Liu has also proposed far-sighted initiatives and issued research reports in an effort to better the lives of New Yorkers. His Retirement Security NYC seeks to protect the retirement security of public employees while ensuring the City’s financial health. Beyond High School NYC envisions raising the percentage of New Yorkers with a post-secondary degree to 60 percent by the year 2025 in order to improve the City’s competitive position in the global economy.

One of America’s pre-eminent proponents of government transparency, Liu launched the Checkbook NYC website in order to provide the public with unprecedented access to information about all expenditures in the City budget. Part of “My Money NYC,” a suite of online applications that enables viewing of City contract and pension data and live webcasts of Pension Board investment meetings, Checkbook NYC was judged by the U.S. Public Interest Research Group as the premier municipal transparency site in the country.

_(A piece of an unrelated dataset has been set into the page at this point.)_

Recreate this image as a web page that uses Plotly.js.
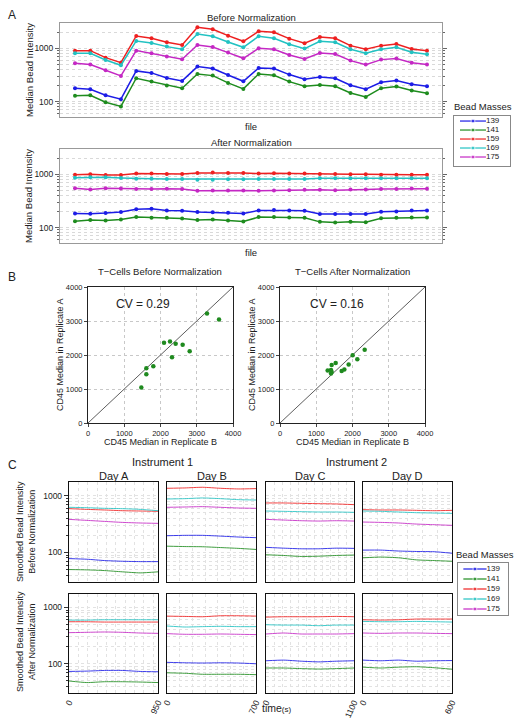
<!DOCTYPE html>
<html><head><meta charset="utf-8">
<script src="https://cdn.plot.ly/plotly-3.0.1.min.js"></script>
<style>html,body{margin:0;padding:0;background:#fff}#chart{width:522px;height:724px}</style>
</head><body><div id="chart"></div>
<script>
// ---------- data ----------
const beadMasses = ['139','141','159','169','175'];
const beadColors = ['#1c1ce6','#1e8c1e','#ee2020','#22c2c2','#c428c4'];
const files = [1,2,3,4,5,6,7,8,9,10,11,12,13,14,15,16,17,18,19,20,21,22,23,24];

// Panel A: before normalization
const before139 = [178,170,131,111,376,345,278,244,453,416,316,240,428,416,321,262,290,274,202,170,230,248,211,194];
const before141 = [128,131,97,81,274,237,200,178,330,307,224,173,330,312,237,194,205,194,145,122,178,191,161,143];
const before159 = [904,904,668,538,1703,1540,1296,1155,2477,2272,1728,1353,2085,1995,1518,1241,1631,1540,1122,958,1122,1206,972,904];
const before169 = [806,806,604,480,1373,1259,1075,958,1857,1679,1315,1044,1679,1540,1189,986,1353,1296,958,806,958,1044,841,772];
const before175 = [523,494,387,303,904,806,698,622,1155,1059,830,649,1000,958,750,631,818,783,587,494,613,640,538,494];
// Panel A: after normalization
const after139 = [184,182,187,195,220,226,210,207,195,193,190,184,210,213,210,207,179,179,179,179,198,201,210,210];
const after141 = [132,138,136,142,157,153,153,148,138,142,136,130,157,157,155,153,128,124,128,126,150,153,155,155];
const after159 = [985,1000,971,971,1030,1030,1015,1015,1060,1075,1060,1060,1030,1045,1030,1030,1015,1015,1000,1000,985,985,985,985];
const after169 = [865,877,877,852,827,827,815,815,792,792,804,804,815,815,815,815,839,839,839,839,839,839,839,839];
const after175 = [550,519,550,542,527,527,535,527,490,497,497,497,490,497,504,512,512,504,519,519,527,527,542,535];

// Panel B: CD45 medians
const repBBefore = [1471,1609,1609,1802,2097,2262,2418,2317,2611,2805,3283,3614];
const repABefore = [1044,1434,1610,1668,2361,2400,2332,1932,2302,2107,3219,3044];
const repBAfter  = [1315,1425,1407,1407,1536,1701,1775,1894,2004,2133,2336,1425];
const repAAfter  = [1541,1707,1561,1454,1766,1532,1571,1717,1990,1873,2156,1502];
const cvBefore = 'CV = 0.29';
const cvAfter = 'CV = 0.16';
const identityLine = [0, 4000];
const replicateTicks = [0,1000,2000,3000,4000];

// Panel C: smoothed bead intensities over time (rows ordered as beadMasses)
const dayNames = ['Day A','Day B','Day C','Day D'];
const timeA = [0,190,380,570,760,950];
const timeB = [0,140,280,420,560,700];
const timeC = [0,220,440,660,880,1100];
const timeD = [0,120,240,360,480,600];
const dayABefore = [[78,76,72,70,69,69],[50,49.4,48,45.6,43.7,45.6],[590,573,559,543,536,530],[623,614,598,590,573,543],[382,367,352,338,330,325]];
const dayBBefore = [[197,200,200,194,187,182],[129,127,126,122,118,113],[1347,1366,1403,1347,1311,1329],[873,885,910,885,850,838],[623,631,640,623,606,598]];
const dayCBefore = [[123,119,116,116,119,118],[91,88.5,85,86,88.5,90],[743,743,732,722,713,694],[536,529,522,515,515,508],[382,372,362,357,362,357]];
const dayDBefore = [[110,110,106,104,103,97],[80.5,83,80.5,74,72,70],[566,559,559,551,543,551],[536,529,515,501,494,487],[343,338,330,316,308,300]];
const dayAAfter = [[73,74,76,76,73,72],[49.4,46.3,47.9,47.9,47.3,46.3],[558,558,551,551,551,551],[597,597,606,606,606,606],[357,362,367,362,352,347]];
const dayBAfter = [[106,104,103,104,103,100],[69,67.7,65,65,65,64],[703,694,685,713,713,703],[469,450,457,463,457,457],[343,334,334,338,334,330]];
const dayCAfter = [[113,116,111,108,111,113],[84,84,82,80.5,82,84],[675,685,685,685,694,685],[494,487,487,475,487,487],[338,352,338,338,338,343]];
const dayDAfter = [[116,113,116,111,113,114],[87,84,87,88.5,85,80],[605,598,605,623,623,623],[566,559,559,566,559,551],[352,347,352,352,347,343]];

const logTicks = [100,1000];
const logMinor = [20,30,40,50,60,70,80,90,200,300,400,500,600,700,800,900,2000,3000,4000,5000];
const legendSample = [0,1,2];

// ---------- layout helpers ----------
const W = 522, H = 724;
const FONT = 'Liberation Sans, Arial, Helvetica, sans-serif';
const dx = (a,b) => [a/W, b/W];
const dy = (t,b) => [1 - b/H, 1 - t/H];
const GRID = '#d9d9d9';
const CGRID = '#e2e2e2';

const traces = [];
const layout = {
  width: W, height: H,
  margin: {l:0,r:0,t:0,b:0},
  paper_bgcolor: '#fff', plot_bgcolor: '#fff',
  font: {family: FONT, size: 9, color: '#222'},
  showlegend: false,
  annotations: [],
};
const ann = (text, px, py, size, extra) => layout.annotations.push(Object.assign({
  text, x: px/W, y: 1 - py/H, xref: 'paper', yref: 'paper',
  xanchor: 'center', yanchor: 'middle', showarrow: false,
  font: {family: FONT, size, color: '#222'}
}, extra || {}));

// ---------- Panel A ----------
const beforeSets = [before139, before141, before159, before169, before175];
const afterSets = [after139, after141, after159, after169, after175];
function panelALog(dom, anchor) {
  return {
    domain: dom, anchor, type: 'log', range: [1.71, 3.475],
    tickvals: logTicks, ticktext: ['100','1000'], ticks: 'outside', ticklen: 4, tickcolor: '#666',
    tickfont: {size: 8.5}, showline: true, linecolor: '#999', linewidth: 1, mirror: 'ticks',
    showgrid: true, gridcolor: GRID, griddash: 'dot', gridwidth: 1, zeroline: false,
    minor: {tickmode: 'array', tickvals: logMinor, ticks: 'outside', ticklen: 2, tickcolor: '#666',
            showgrid: true, gridcolor: GRID, griddash: 'dot', gridwidth: 1}
  };
}
function panelAX(dom, anchor) {
  return {domain: dom, anchor, range: [0.02, 24.98], showticklabels: false, ticks: '',
          showgrid: false, zeroline: false, showline: true, mirror: true, linecolor: '#999', linewidth: 1};
}
layout.xaxis = panelAX(dx(60,442), 'y');
layout.yaxis = panelALog(dy(23,117), 'x');
layout.xaxis2 = panelAX(dx(60,442), 'y2');
layout.yaxis2 = panelALog(dy(149,243), 'x2');
beadMasses.forEach((m,i) => {
  traces.push({x: files, y: beforeSets[i], xaxis: 'x', yaxis: 'y', type: 'scatter', mode: 'lines+markers',
    line: {color: beadColors[i], width: 1.5}, marker: {color: beadColors[i], size: 4}, name: m});
  traces.push({x: files, y: afterSets[i], xaxis: 'x2', yaxis: 'y2', type: 'scatter', mode: 'lines+markers',
    line: {color: beadColors[i], width: 1.5}, marker: {color: beadColors[i], size: 4}, name: m});
});
ann('A', 12, 15, 12);
ann('Before Normalization', 251, 17, 9.5);
ann('After Normalization', 251, 143, 9.5);
ann('file', 251, 126, 9.5);
ann('file', 251, 253, 9.5);
ann('Median Bead Intensity', 29, 70, 9.5, {textangle: -90});
ann('Median Bead Intensity', 29, 196, 9.5, {textangle: -90});

// ---------- Legends (A and C) ----------
function legendAxes(xn, yn, xdom, ydom, yRange) {
  layout['xaxis'+xn] = {domain: xdom, anchor: 'y'+yn, range: [-0.46, 3.85], showticklabels: false, ticks: '',
    showgrid: false, zeroline: false, showline: true, mirror: true, linecolor: '#888', linewidth: 1};
  layout['yaxis'+yn] = {domain: ydom, anchor: 'x'+xn, range: yRange, showticklabels: false, ticks: '',
    showgrid: false, zeroline: false, showline: true, mirror: true, linecolor: '#888', linewidth: 1};
  beadMasses.forEach((m,i) => {
    traces.push({x: legendSample, y: legendSample.map(() => i), xaxis: 'x'+xn, yaxis: 'y'+yn,
      type: 'scatter', mode: 'lines+markers', line: {color: beadColors[i], width: 1.2},
      marker: {color: beadColors[i], size: [0,4,0]}, hoverinfo: 'skip'});
    traces.push({x: [legendSample[2]], y: [i], xaxis: 'x'+xn, yaxis: 'y'+yn, type: 'scatter', mode: 'text',
      text: [m], textposition: 'middle right', textfont: {size: 8, family: FONT, color: '#222'}, hoverinfo: 'skip'});
  });
}
legendAxes(3, 3, dx(454,510), dy(116,166), [5.0, -0.56]);
ann('Bead Masses', 483, 106, 9.5);

// ---------- Panel B ----------
function bAxis(dom, anchor) {
  return {domain: dom, anchor, range: [0, 4000], tickvals: replicateTicks, ticks: 'outside', ticklen: 3,
    tickcolor: '#444', tickfont: {size: 7.5}, showgrid: true, gridcolor: '#c8c8c8', griddash: 'dot',
    zeroline: false, showline: true, mirror: true, linecolor: '#222', linewidth: 1};
}
layout.xaxis4 = bAxis(dx(88,233), 'y4');
layout.yaxis4 = bAxis(dy(287,423), 'x4');
layout.xaxis5 = bAxis(dx(280,425), 'y5');
layout.yaxis5 = bAxis(dy(287,423), 'x5');
[[4, repBBefore, repABefore], [5, repBAfter, repAAfter]].forEach(([n, xs, ys]) => {
  traces.push({x: identityLine, y: identityLine, xaxis: 'x'+n, yaxis: 'y'+n, type: 'scatter', mode: 'lines',
    line: {color: '#333', width: 0.8}});
  traces.push({x: xs, y: ys, xaxis: 'x'+n, yaxis: 'y'+n, type: 'scatter', mode: 'markers',
    marker: {color: '#1f8a1f', size: 4.5}});
});
layout.annotations.push({text: cvBefore, x: 720, y: 3500, xref: 'x4', yref: 'y4', xanchor: 'left', yanchor: 'middle',
  showarrow: false, font: {family: FONT, size: 12, color: '#222'}});
layout.annotations.push({text: cvAfter, x: 760, y: 3500, xref: 'x5', yref: 'y5', xanchor: 'left', yanchor: 'middle',
  showarrow: false, font: {family: FONT, size: 12, color: '#222'}});
ann('B', 12, 277, 12);
ann('T\u2212Cells Before Normalization', 160, 272, 9.5);
ann('T\u2212Cells After Normalization', 352, 272, 9.5);
ann('CD45 Median in Replicate B', 160, 442, 9);
ann('CD45 Median in Replicate B', 352, 442, 9);
ann('CD45 Median in Replicate A', 60, 355, 9, {textangle: -90});
ann('CD45 Median in Replicate A', 252, 355, 9, {textangle: -90});

// ---------- Panel C ----------
const cCols = [[69,158],[167,256],[266,354],[363,452]];
const cRows = [[482,582],[594,693]];
const times = [timeA, timeB, timeC, timeD];
const beforeDays = [dayABefore, dayBBefore, dayCBefore, dayDBefore];
const afterDays = [dayAAfter, dayBAfter, dayCAfter, dayDAfter];
let axN = 6;
cRows.forEach((row, r) => {
  cCols.forEach((col, c) => {
    const n = axN++;
    const t = times[c];
    const tEnd = t[t.length-1];
    layout['xaxis'+n] = {domain: dx(col[0], col[1]), anchor: 'y'+n, range: [0, tEnd],
      tickvals: [0, tEnd], showticklabels: r === 1, ticks: '', tickangle: -65, tickfont: {size: 8.5},
      showgrid: false, zeroline: false, showline: true, mirror: true, linecolor: '#111', linewidth: 1.2,
      minor: {dtick: 100, showgrid: true, gridcolor: CGRID, griddash: 'dot', ticks: ''}};
    layout['yaxis'+n] = {domain: dy(row[0], row[1]), anchor: 'x'+n, type: 'log', range: [1.48, 3.24],
      tickvals: logTicks, ticktext: ['100','1000'], showticklabels: c === 0, ticks: c === 0 ? 'outside' : '',
      ticklen: 4, tickcolor: '#333', tickfont: {size: 8.5},
      showgrid: true, gridcolor: CGRID, griddash: 'dot', zeroline: false,
      showline: true, mirror: true, linecolor: '#111', linewidth: 1.2,
      minor: {tickmode: 'array', tickvals: logMinor, ticks: c === 0 ? 'outside' : '', ticklen: 2, tickcolor: '#333',
              showgrid: true, gridcolor: CGRID, griddash: 'dot'}};
    const sets = (r === 0 ? beforeDays : afterDays)[c];
    beadMasses.forEach((m, i) => {
      traces.push({x: t, y: sets[i], xaxis: 'x'+n, yaxis: 'y'+n, type: 'scatter', mode: 'lines',
        line: {color: beadColors[i], width: 1, shape: 'spline', smoothing: 0.6}, opacity: 0.85});
    });
  });
});
legendAxes(14, 14, dx(458,508), dy(563,615), [4.6, -0.6]);
ann('Bead Masses', 485, 554, 9.5);
ann('C', 12, 465, 12);
ann('Instrument 1', 162, 462, 11);
ann('Instrument 2', 356, 462, 11);
dayNames.forEach((d, c) => ann(d, (cCols[c][0] + cCols[c][1]) / 2, 476, 11));
ann('Smoothed Bead Intensity<br>Before Normalization', 26, 532, 9, {textangle: -90});
ann('Smoothed Bead Intensity<br>After Normalization', 26, 642, 9, {textangle: -90});
ann('time<span style="font-size:8px">(s)</span>', 277, 708, 10.5);

Plotly.newPlot('chart', traces, layout, {staticPlot: true, displayModeBar: false});
</script>
</body></html>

Finally, Liu has worked assiduously to level the playing field for all New Yorkers by promoting government contracting opportunities for minority- and women-owned businesses. For example, by inviting competitive bids to manage a City bond issue, the Comptroller’s office received a much greater number of proposals and selected a well-qualified minority-owned firm instead of a firm from the standard rotation. In order to measure City agencies’ progress in eliminating such contracting disparities, Liu launched “M/WBE Report Card NYC,” an online, real-time record of money spent by City agencies with minority- and women-owned businesses.

Liu served on the New York City Council from 2002 to 2009, representing District 20 in Queens and heading the Council’s Transportation Committee. His accomplishments as a legislator included exposing financial irregularities at the Metropolitan Transportation Authority, shepherding bills through the Transportation committee designed to enhance administrative efficiency, and enacting legislation ensuring equal access to City services regardless of language ability. Before joining the Council, he managed a team of actuaries at Pricewaterhouse Coopers.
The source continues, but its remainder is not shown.